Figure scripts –
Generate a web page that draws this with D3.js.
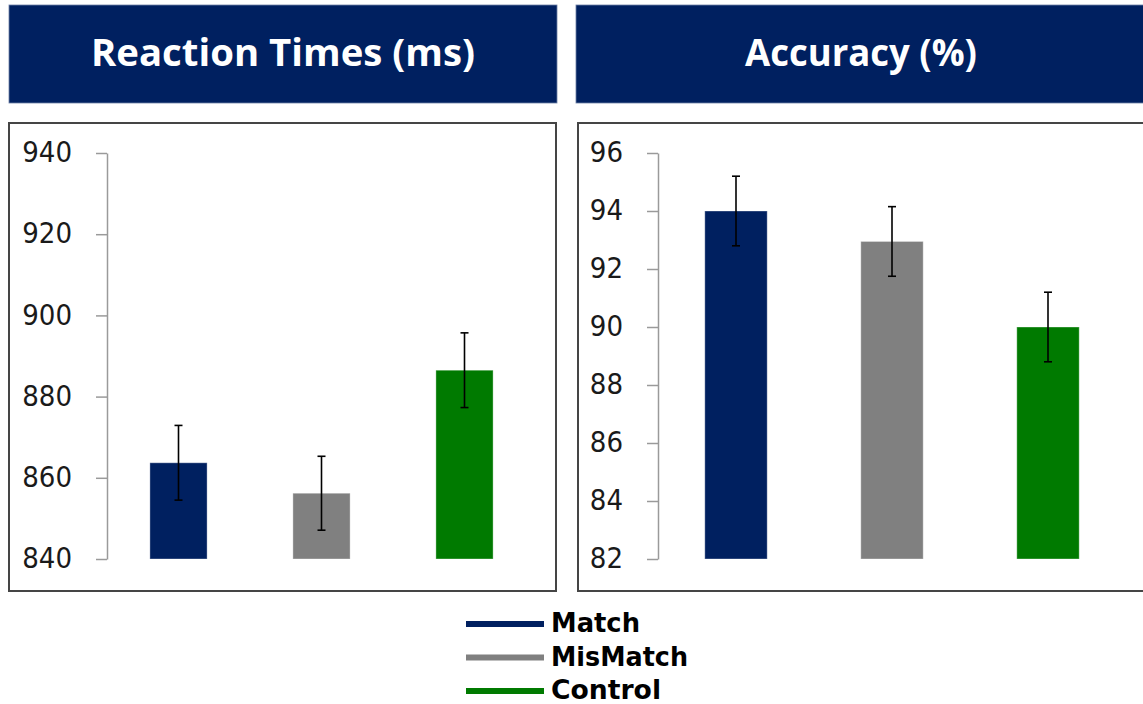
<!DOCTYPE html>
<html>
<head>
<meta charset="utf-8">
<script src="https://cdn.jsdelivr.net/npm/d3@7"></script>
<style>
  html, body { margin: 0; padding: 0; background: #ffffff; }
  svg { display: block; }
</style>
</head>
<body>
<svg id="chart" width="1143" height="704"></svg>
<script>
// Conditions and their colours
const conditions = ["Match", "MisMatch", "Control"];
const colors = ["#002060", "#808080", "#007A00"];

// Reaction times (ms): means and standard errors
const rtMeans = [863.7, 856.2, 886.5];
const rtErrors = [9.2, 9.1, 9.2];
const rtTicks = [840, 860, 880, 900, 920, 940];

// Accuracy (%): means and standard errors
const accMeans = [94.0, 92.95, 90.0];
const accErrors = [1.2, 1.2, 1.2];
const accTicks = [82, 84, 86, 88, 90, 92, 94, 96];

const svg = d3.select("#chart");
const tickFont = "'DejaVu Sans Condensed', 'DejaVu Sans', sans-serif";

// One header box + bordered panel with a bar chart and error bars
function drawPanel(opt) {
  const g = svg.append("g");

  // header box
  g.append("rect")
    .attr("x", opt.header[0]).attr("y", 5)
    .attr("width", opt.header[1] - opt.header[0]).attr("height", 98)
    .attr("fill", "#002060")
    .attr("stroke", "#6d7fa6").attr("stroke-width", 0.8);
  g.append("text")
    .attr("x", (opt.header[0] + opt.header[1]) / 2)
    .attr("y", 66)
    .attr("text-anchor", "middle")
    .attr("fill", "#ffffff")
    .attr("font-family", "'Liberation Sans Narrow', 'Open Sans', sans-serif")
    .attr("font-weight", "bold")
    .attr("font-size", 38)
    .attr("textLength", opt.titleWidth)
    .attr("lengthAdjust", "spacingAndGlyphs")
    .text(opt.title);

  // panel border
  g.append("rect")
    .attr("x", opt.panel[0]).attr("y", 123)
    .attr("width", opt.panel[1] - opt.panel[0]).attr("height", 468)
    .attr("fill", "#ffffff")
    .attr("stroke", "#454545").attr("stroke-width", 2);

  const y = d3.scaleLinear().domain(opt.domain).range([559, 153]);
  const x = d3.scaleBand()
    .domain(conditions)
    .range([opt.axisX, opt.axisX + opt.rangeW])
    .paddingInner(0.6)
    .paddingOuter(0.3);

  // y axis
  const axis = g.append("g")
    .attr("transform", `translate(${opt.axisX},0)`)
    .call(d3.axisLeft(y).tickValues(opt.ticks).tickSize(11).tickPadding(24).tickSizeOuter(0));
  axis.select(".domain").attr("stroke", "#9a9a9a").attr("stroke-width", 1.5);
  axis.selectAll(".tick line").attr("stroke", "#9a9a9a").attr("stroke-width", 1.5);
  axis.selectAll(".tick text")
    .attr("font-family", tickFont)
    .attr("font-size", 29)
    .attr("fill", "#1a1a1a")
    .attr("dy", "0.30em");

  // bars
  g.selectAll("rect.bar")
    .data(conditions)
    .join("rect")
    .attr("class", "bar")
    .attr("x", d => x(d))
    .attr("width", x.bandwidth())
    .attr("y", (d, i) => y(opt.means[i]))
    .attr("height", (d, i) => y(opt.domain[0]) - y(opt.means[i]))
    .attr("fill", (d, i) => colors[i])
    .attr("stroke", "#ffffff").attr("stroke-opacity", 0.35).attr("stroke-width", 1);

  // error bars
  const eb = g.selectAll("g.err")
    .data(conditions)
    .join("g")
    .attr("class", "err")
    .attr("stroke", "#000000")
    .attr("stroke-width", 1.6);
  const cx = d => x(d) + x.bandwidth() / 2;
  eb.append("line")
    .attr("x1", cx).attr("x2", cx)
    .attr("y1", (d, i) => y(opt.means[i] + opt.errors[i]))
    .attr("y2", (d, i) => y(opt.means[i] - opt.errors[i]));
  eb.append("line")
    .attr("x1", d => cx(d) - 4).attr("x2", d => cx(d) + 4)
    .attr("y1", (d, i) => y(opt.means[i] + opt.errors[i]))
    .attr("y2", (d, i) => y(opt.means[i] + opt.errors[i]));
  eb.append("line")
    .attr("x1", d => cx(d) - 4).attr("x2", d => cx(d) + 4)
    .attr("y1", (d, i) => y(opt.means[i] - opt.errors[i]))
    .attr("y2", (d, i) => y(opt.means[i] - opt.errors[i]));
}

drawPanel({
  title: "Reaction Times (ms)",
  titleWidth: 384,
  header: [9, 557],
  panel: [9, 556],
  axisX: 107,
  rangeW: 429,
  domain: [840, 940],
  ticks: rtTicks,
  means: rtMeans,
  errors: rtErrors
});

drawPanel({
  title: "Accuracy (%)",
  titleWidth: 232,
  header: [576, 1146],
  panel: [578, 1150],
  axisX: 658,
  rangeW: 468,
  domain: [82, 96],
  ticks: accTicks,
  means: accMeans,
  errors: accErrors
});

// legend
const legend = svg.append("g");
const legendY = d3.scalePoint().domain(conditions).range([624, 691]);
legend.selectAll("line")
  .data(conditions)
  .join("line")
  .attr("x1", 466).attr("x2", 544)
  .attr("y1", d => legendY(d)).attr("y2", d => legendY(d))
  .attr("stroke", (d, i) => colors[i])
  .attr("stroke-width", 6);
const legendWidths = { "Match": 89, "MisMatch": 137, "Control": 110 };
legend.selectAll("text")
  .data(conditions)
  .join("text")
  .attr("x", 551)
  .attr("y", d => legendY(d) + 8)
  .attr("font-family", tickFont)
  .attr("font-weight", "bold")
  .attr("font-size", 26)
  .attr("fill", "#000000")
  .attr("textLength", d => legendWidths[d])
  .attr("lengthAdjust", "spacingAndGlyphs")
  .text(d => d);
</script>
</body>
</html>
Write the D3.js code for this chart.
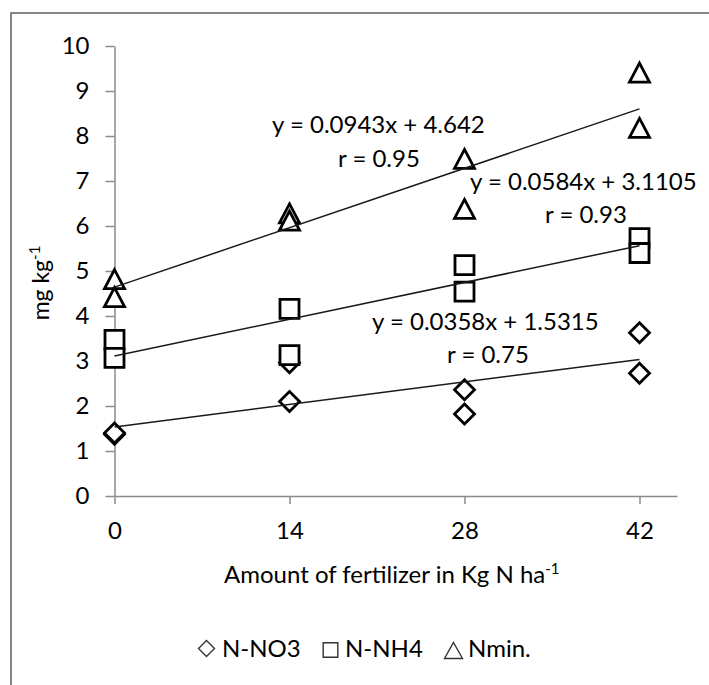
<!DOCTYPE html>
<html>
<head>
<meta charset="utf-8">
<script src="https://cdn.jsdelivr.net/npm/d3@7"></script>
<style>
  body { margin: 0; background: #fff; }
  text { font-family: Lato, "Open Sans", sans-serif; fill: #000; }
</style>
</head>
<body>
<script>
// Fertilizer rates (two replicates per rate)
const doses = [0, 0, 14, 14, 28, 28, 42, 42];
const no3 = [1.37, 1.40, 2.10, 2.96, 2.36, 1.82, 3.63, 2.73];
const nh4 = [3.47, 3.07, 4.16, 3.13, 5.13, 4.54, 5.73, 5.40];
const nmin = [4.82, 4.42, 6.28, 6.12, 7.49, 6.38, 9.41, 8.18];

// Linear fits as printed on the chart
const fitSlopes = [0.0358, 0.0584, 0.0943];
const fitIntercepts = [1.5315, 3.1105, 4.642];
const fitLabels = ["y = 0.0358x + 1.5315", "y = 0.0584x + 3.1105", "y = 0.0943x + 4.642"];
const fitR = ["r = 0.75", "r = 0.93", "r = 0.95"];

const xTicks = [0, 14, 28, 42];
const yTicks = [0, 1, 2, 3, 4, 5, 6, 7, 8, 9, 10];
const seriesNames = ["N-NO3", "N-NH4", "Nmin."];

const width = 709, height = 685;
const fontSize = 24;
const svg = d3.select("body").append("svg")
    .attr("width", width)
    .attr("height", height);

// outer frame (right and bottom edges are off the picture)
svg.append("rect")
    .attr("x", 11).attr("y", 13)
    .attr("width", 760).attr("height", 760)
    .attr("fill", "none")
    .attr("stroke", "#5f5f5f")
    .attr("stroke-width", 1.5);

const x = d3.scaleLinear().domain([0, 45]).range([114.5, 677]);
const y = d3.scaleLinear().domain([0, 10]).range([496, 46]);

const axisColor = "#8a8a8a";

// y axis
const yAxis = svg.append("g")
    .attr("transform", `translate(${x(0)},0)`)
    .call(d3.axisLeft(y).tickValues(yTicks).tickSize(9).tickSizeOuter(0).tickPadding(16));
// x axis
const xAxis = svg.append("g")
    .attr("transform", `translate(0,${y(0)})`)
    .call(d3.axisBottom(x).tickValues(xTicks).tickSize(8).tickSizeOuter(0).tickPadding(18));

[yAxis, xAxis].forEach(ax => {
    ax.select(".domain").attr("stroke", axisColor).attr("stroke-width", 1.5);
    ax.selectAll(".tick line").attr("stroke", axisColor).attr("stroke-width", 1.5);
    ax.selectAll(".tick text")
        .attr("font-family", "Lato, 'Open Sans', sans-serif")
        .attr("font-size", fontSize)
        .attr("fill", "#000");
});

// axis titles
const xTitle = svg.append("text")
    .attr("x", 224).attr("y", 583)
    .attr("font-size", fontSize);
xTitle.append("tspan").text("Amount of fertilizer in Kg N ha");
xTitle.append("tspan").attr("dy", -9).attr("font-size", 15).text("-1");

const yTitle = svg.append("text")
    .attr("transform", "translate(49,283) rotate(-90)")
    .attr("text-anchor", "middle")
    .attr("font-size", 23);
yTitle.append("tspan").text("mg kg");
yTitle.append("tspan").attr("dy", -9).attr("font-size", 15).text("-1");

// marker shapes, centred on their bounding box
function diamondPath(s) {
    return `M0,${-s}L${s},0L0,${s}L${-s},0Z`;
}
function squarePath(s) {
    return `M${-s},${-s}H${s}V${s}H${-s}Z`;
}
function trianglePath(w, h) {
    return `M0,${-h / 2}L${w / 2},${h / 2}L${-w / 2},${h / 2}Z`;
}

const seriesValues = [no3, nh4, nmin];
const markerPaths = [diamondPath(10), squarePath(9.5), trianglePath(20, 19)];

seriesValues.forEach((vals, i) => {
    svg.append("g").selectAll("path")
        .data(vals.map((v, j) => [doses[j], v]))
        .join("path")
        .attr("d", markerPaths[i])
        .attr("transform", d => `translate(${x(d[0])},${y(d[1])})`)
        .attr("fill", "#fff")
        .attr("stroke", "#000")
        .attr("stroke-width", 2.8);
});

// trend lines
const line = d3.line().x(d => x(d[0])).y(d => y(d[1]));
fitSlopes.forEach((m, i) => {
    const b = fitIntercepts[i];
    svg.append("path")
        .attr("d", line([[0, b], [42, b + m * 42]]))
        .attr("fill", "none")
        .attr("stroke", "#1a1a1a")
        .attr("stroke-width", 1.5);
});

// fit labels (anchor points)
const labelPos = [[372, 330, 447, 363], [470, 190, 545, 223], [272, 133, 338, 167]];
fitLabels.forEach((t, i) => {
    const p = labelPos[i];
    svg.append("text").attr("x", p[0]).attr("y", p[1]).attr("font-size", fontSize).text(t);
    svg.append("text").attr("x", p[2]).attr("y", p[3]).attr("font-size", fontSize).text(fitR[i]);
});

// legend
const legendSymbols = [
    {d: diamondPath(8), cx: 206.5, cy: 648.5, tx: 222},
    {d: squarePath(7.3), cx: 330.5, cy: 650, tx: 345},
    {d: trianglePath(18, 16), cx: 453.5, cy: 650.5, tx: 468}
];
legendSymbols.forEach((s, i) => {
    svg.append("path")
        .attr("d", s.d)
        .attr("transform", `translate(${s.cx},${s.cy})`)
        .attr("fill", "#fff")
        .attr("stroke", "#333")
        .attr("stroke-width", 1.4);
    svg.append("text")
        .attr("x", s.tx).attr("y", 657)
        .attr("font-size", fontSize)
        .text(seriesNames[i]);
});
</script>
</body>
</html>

PROBLEM DESCRIPTION –
Reproduce exactly the run of lines that opens the listing and closes with the line holding "Sans Condensed', 'DejaVu". Pictures are excluded.

RESULT –
Generate a web page that draws this with D3.js.
<!DOCTYPE html>
<html>
<head>
<meta charset="utf-8">
<script src="https://cdn.jsdelivr.net/npm/d3@7"></script>
<style>
  html, body { margin: 0; padding: 0; background: #ffffff; }
  svg { display: block; }
</style>
</head>
<body>
<svg id="chart" width="1143" height="704"></svg>
<script>
// Conditions and their colours
const conditions = ["Match", "MisMatch", "Control"];
const colors = ["#002060", "#808080", "#007A00"];

// Reaction times (ms): means and standard errors
const rtMeans = [863.7, 856.2, 886.5];
const rtErrors = [9.2, 9.1, 9.2];
const rtTicks = [840, 860, 880, 900, 920, 940];

// Accuracy (%): means and standard errors
const accMeans = [94.0, 92.95, 90.0];
const accErrors = [1.2, 1.2, 1.2];
const accTicks = [82, 84, 86, 88, 90, 92, 94, 96];

const svg = d3.select("#chart");
const tickFont = "'DejaVu Sans Condensed', 'DejaVu Sans', sans-serif";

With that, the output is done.